The government is to speed up plans to raise the state pension age for men to 66, possibly by as early as 2016.
Ministers will also raise the option of extending it further, perhaps to 70 and beyond in the following decades.
The default retirement age of 65 - at which workers can be legally axed by employers - is also set to be axed.
Work and Pensions Secretary Iain Duncan Smith said it was time to "reinvigorate the pensions landscape".
Under the plans women will move to a state pension age of 66 a few years after men.
'Talent and enthusiasm'
The coalition team running pensions policy - Conservative Work and Pensions Secretary Iain Duncan Smith and Liberal Democrat pensions minister Steve Webb - announced the proposals at a briefing in London.
Mr Duncan Smith said: "Britain used to have a pensions system to be proud of, but due to years of neglect and inaction we are left with fewer people saving into a pension every year and the value of the state pension has been eroded, leaving millions in poverty.
"We must live up to our responsibility to reinvigorate the pension landscape.
"People are living longer and healthier lives than ever, and the last thing we want is to lose their talent and enthusiasm from the workplace due to an arbitrary age limit.
"We also need to recognise that to meet the challenge of providing an affordable, stable pensions system in a society with ever increasing life expectancy, people will need to work longer."
The previous Labour government's policy was to raise the pension age to 66 in 2024 and then gradually to 68 by 2046.
The coalition argues that this should be speeded up, eventually meaning a pension age of 70 or older.
The government also wants to scrap the default retirement age - which allows employers to shed staff at the age of 65.
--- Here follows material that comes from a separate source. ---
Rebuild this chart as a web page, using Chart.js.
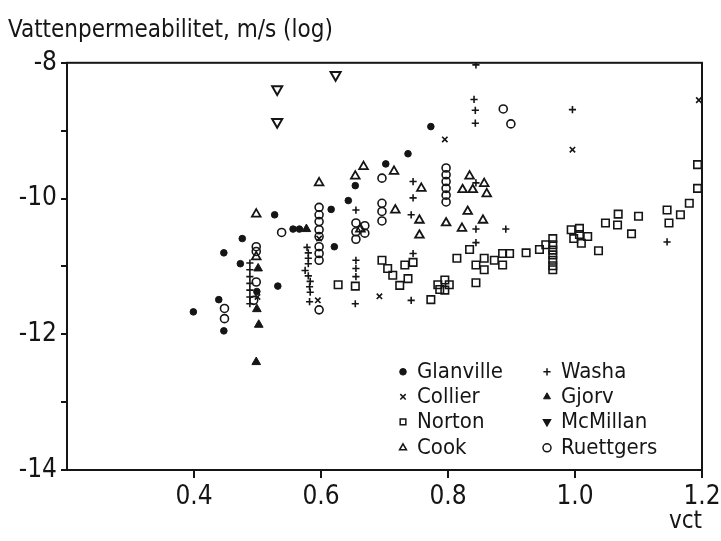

Adam Marshall, director of policy at the British Chambers of Commerce, said such a policy would damage "businesses' ability to manage their workforce".
'Days of Dickens'
He urged the coalition instead to raise the default retirement age or "offer employers a new dismissal route that helps business manage their workforce, regardless of age".
For Labour, shadow work and pensions secretary Yvette Cooper accused the government of "moving the goalposts" for people in the fifties, leaving them thousands of pounds worse off.
She added: "This is unfair for a group of people who haven't got time to change their plans."
Bob Crow, general secretary of the Rail Maritime and Transport union, said: "As well as hitting pay, living standards, public services and jobs, the latest assault from the government is work until you drop.
"If you are a rich banker with a private pension you can sail off on your yacht at 55, but for working men and women retirement will be pushed further and further over the horizon in a step back to the days of Dickens. That is not sharing the pain, it is hitting the poorest hardest yet again."
UK life expectancy is currently 77 years for men and 81 for women.
Paul Kenny, general secretary of the GMB union, said: "The government knows that manual workers in the industrial regions of the UK do not enjoy anything like the same life expectancy as professionals or other classes or employees.
"To force someone who has done a lifetime of toil on building sites, farms or in factories to work until they are 66 is completely unacceptable."
In Tuesday's Budget the government announced that, from April 2011, the state pension would go up by the increase in average earnings, or in line with prices, or by 2.5% - whichever is highest.
Previously it would go up every April by 2.5%, or the level of the Retail Prices Index the previous September.
This had been considered as unfair by some, as prices had lagged behind average earnings.